◆ What you are asked to do ◆
Leave out the pictures, and write out exactly the lines from the beginning of the material to the line holding "minimum width=129pt, minimum", that line included, and nothing else.

◆ Dataset excerpt ◆
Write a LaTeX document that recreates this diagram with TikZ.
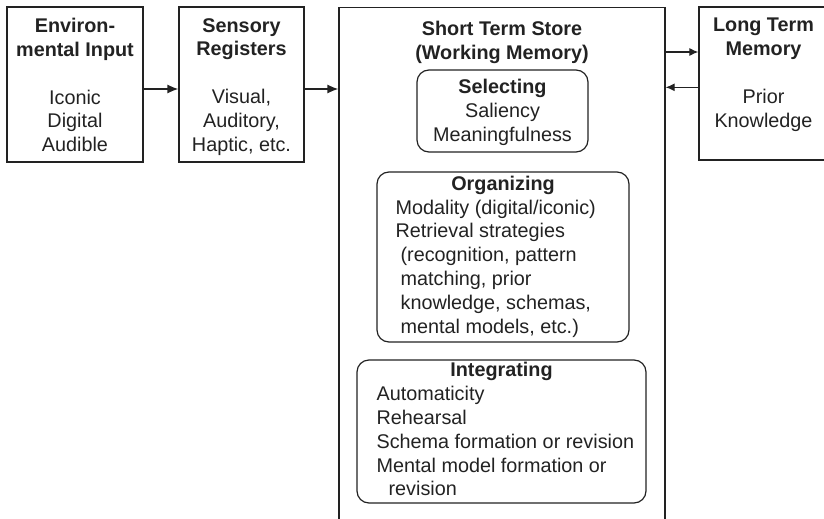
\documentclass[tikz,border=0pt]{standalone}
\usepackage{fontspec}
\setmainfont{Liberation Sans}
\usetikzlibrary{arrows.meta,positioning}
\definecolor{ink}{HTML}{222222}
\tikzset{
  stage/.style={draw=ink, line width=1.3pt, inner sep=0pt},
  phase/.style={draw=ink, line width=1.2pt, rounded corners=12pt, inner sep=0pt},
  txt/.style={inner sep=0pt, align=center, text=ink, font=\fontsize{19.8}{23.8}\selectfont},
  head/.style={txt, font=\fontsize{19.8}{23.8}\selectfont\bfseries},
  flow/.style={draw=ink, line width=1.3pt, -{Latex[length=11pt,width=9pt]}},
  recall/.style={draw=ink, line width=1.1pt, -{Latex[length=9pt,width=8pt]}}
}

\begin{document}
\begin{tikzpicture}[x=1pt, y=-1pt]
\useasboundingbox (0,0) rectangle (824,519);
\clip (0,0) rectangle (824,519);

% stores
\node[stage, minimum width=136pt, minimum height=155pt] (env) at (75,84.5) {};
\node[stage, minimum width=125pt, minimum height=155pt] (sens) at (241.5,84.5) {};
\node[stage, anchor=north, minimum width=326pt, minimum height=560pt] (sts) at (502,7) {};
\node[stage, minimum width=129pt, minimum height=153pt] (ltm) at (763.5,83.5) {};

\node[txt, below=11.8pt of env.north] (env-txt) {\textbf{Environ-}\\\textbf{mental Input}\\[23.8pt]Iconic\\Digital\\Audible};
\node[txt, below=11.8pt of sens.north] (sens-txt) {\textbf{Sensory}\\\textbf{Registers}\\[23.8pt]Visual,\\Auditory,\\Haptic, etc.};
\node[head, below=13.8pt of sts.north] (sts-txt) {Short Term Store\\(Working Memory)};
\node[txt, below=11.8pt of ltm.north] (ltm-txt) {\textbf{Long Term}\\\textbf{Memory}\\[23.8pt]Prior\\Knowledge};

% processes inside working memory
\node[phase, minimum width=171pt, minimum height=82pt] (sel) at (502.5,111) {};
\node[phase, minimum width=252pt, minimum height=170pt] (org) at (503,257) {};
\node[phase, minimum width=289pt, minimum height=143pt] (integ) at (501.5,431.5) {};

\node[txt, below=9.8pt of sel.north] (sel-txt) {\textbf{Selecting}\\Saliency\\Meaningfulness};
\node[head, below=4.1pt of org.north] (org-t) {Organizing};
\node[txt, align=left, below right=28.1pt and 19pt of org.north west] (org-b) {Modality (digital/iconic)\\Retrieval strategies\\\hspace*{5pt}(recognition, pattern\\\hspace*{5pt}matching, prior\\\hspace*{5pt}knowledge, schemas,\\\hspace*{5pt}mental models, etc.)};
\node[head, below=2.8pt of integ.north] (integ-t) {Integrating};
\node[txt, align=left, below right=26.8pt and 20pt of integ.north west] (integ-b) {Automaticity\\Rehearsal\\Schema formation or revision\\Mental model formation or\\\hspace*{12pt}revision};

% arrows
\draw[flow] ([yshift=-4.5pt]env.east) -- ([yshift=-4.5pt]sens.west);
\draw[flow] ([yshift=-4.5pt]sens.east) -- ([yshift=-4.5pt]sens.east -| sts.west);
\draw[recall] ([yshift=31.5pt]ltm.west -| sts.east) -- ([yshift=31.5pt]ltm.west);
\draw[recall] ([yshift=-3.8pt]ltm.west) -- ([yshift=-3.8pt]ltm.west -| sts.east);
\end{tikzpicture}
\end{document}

◆ Response ◆
Write a LaTeX document that recreates this diagram with TikZ.
\documentclass[tikz,border=0pt]{standalone}
\usepackage{fontspec}
\setmainfont{Liberation Sans}
\usetikzlibrary{arrows.meta,positioning}
\definecolor{ink}{HTML}{222222}
\tikzset{
  stage/.style={draw=ink, line width=1.3pt, inner sep=0pt},
  phase/.style={draw=ink, line width=1.2pt, rounded corners=12pt, inner sep=0pt},
  txt/.style={inner sep=0pt, align=center, text=ink, font=\fontsize{19.8}{23.8}\selectfont},
  head/.style={txt, font=\fontsize{19.8}{23.8}\selectfont\bfseries},
  flow/.style={draw=ink, line width=1.3pt, -{Latex[length=11pt,width=9pt]}},
  recall/.style={draw=ink, line width=1.1pt, -{Latex[length=9pt,width=8pt]}}
}

\begin{document}
\begin{tikzpicture}[x=1pt, y=-1pt]
\useasboundingbox (0,0) rectangle (824,519);
\clip (0,0) rectangle (824,519);

% stores
\node[stage, minimum width=136pt, minimum height=155pt] (env) at (75,84.5) {};
\node[stage, minimum width=125pt, minimum height=155pt] (sens) at (241.5,84.5) {};
\node[stage, anchor=north, minimum width=326pt, minimum height=560pt] (sts) at (502,7) {};
\node[stage, minimum width=129pt, minimum height=153pt] (ltm) at (763.5,83.5) {};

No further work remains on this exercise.